> WHAT THE TASK REQUIRES: Output the full listing below exactly, without the pictures.

> EXERCISE MATERIAL:
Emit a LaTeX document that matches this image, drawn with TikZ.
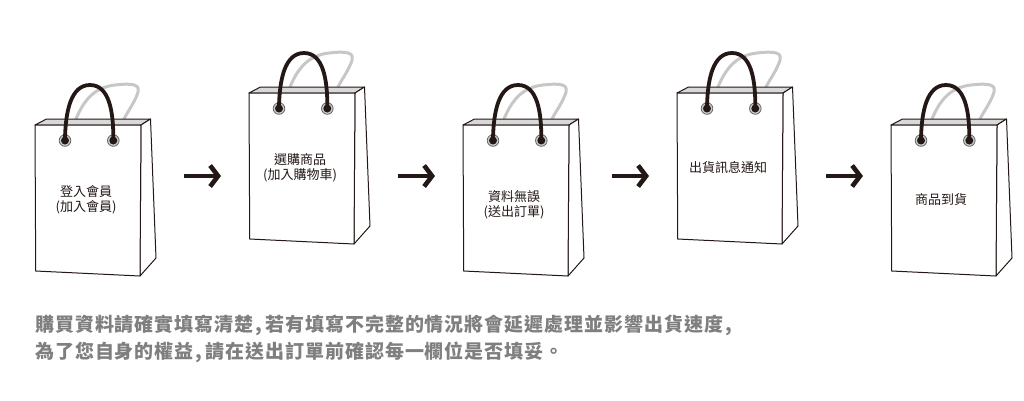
\documentclass[tikz,border=0pt]{standalone}
\usepackage{fontspec}
\setmainfont{Noto Sans CJK TC}
\newfontfamily\notefont[LetterSpace=5]{Noto Sans CJK TC}
\usetikzlibrary{arrows.meta}
\definecolor{bagline}{HTML}{231815}
\definecolor{notegray}{HTML}{7F7F7F}

\begin{document}
\begin{tikzpicture}[x=1pt,y=-1pt,
  bagedge/.style={draw=bagline,line width=1pt,line join=round},
  baglabel/.style={align=center,text=bagline,font=\fontsize{13}{15}\selectfont},
  noteline/.style={anchor=west,inner sep=0pt,text=notegray,font=\fontsize{19}{22}\notefont\bfseries},
  flowarrow/.style={draw=bagline,line width=4.6pt,-{Straight Barb[length=8pt,width=21pt,line width=4.6pt]}},
  bag/.pic={
    \draw[draw=black!22,line width=3pt,line cap=round]
      (41,-6) .. controls (50,-28) and (62,-38) .. (80,-40)
      .. controls (98,-42) and (107,-41) .. (102,-30) .. controls (98,-20) and (93,-14) .. (89,-6);
    \draw[bagedge,fill=black!15] (0,0) -- (11.5,-6) -- (115.5,-6) -- (106,0) -- cycle;
    \draw[bagedge,fill=white] (106,0) -- (115.5,-6) -- (121,133) -- (105,151) -- cycle;
    \draw[bagedge,fill=white] (0,0) -- (106,0) -- (105,151) -- (0.7,146) -- cycle;
    \foreach \eyex in {30,78.3} {
      \draw[black!60,fill=black!20,line width=0.8pt] (\eyex,15.5) circle (5.8);
      \fill[bagline] (\eyex,15.5) circle (4);
    }
    \draw[draw=bagline,line width=3.8pt]
      (30,14) .. controls (30.5,-14) and (36,-40) .. (55,-40)
      .. controls (74,-40) and (78.5,-14) .. (78.3,14);
  }]
\useasboundingbox (0,0) rectangle (1024,400);

\pic at (35,125) {bag};
\pic at (249,93) {bag};
\pic at (463,125) {bag};
\pic at (677,93) {bag};
\pic at (891,125) {bag};

\node[baglabel] (login) at (86,200) {登入會員\\(加入會員)};
\node[baglabel] (choose) at (300,168) {選購商品\\(加入購物車)};
\node[baglabel] (confirm) at (514,205) {資料無誤\\(送出訂單)};
\node[baglabel] (notify) at (728,168) {出貨訊息通知};
\node[baglabel] (arrive) at (941,200) {商品到貨};

\foreach \arrowid/\arrowx in {a/184,b/398,c/612,d/826} {
  \coordinate (\arrowid start) at (\arrowx,176);
  \coordinate (\arrowid end) at (\arrowx+37,176);
  \draw[flowarrow] (\arrowid start) -- (\arrowid end);
}

\node[noteline] (noteone) at (35,325) {購買資料請確實填寫清楚\kern2pt,\kern3pt 若有填寫不完整的情況將會延遲處理並影響出貨速度\kern2pt,};
\node[noteline] (notetwo) at (35,352) {為了您自身的權益\kern2pt,\kern3pt 請在送出訂單前確認每一欄位是否填妥。};
\end{tikzpicture}
\end{document}
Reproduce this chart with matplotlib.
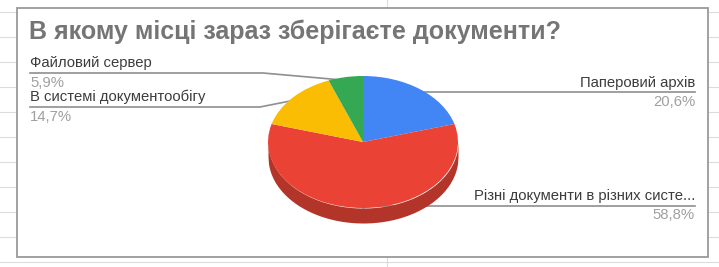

> EXPECTED ANSWER:
Emit a LaTeX document that matches this image, drawn with TikZ.
\documentclass[tikz,border=0pt]{standalone}
\usepackage{fontspec}
\setmainfont{Noto Sans CJK TC}
\newfontfamily\notefont[LetterSpace=5]{Noto Sans CJK TC}
\usetikzlibrary{arrows.meta}
\definecolor{bagline}{HTML}{231815}
\definecolor{notegray}{HTML}{7F7F7F}

\begin{document}
\begin{tikzpicture}[x=1pt,y=-1pt,
  bagedge/.style={draw=bagline,line width=1pt,line join=round},
  baglabel/.style={align=center,text=bagline,font=\fontsize{13}{15}\selectfont},
  noteline/.style={anchor=west,inner sep=0pt,text=notegray,font=\fontsize{19}{22}\notefont\bfseries},
  flowarrow/.style={draw=bagline,line width=4.6pt,-{Straight Barb[length=8pt,width=21pt,line width=4.6pt]}},
  bag/.pic={
    \draw[draw=black!22,line width=3pt,line cap=round]
      (41,-6) .. controls (50,-28) and (62,-38) .. (80,-40)
      .. controls (98,-42) and (107,-41) .. (102,-30) .. controls (98,-20) and (93,-14) .. (89,-6);
    \draw[bagedge,fill=black!15] (0,0) -- (11.5,-6) -- (115.5,-6) -- (106,0) -- cycle;
    \draw[bagedge,fill=white] (106,0) -- (115.5,-6) -- (121,133) -- (105,151) -- cycle;
    \draw[bagedge,fill=white] (0,0) -- (106,0) -- (105,151) -- (0.7,146) -- cycle;
    \foreach \eyex in {30,78.3} {
      \draw[black!60,fill=black!20,line width=0.8pt] (\eyex,15.5) circle (5.8);
      \fill[bagline] (\eyex,15.5) circle (4);
    }
    \draw[draw=bagline,line width=3.8pt]
      (30,14) .. controls (30.5,-14) and (36,-40) .. (55,-40)
      .. controls (74,-40) and (78.5,-14) .. (78.3,14);
  }]
\useasboundingbox (0,0) rectangle (1024,400);

\pic at (35,125) {bag};
\pic at (249,93) {bag};
\pic at (463,125) {bag};
\pic at (677,93) {bag};
\pic at (891,125) {bag};

\node[baglabel] (login) at (86,200) {登入會員\\(加入會員)};
\node[baglabel] (choose) at (300,168) {選購商品\\(加入購物車)};
\node[baglabel] (confirm) at (514,205) {資料無誤\\(送出訂單)};
\node[baglabel] (notify) at (728,168) {出貨訊息通知};
\node[baglabel] (arrive) at (941,200) {商品到貨};

\foreach \arrowid/\arrowx in {a/184,b/398,c/612,d/826} {
  \coordinate (\arrowid start) at (\arrowx,176);
  \coordinate (\arrowid end) at (\arrowx+37,176);
  \draw[flowarrow] (\arrowid start) -- (\arrowid end);
}

\node[noteline] (noteone) at (35,325) {購買資料請確實填寫清楚\kern2pt,\kern3pt 若有填寫不完整的情況將會延遲處理並影響出貨速度\kern2pt,};
\node[noteline] (notetwo) at (35,352) {為了您自身的權益\kern2pt,\kern3pt 請在送出訂單前確認每一欄位是否填妥。};
\end{tikzpicture}
\end{document}
Reproduce this chart with matplotlib.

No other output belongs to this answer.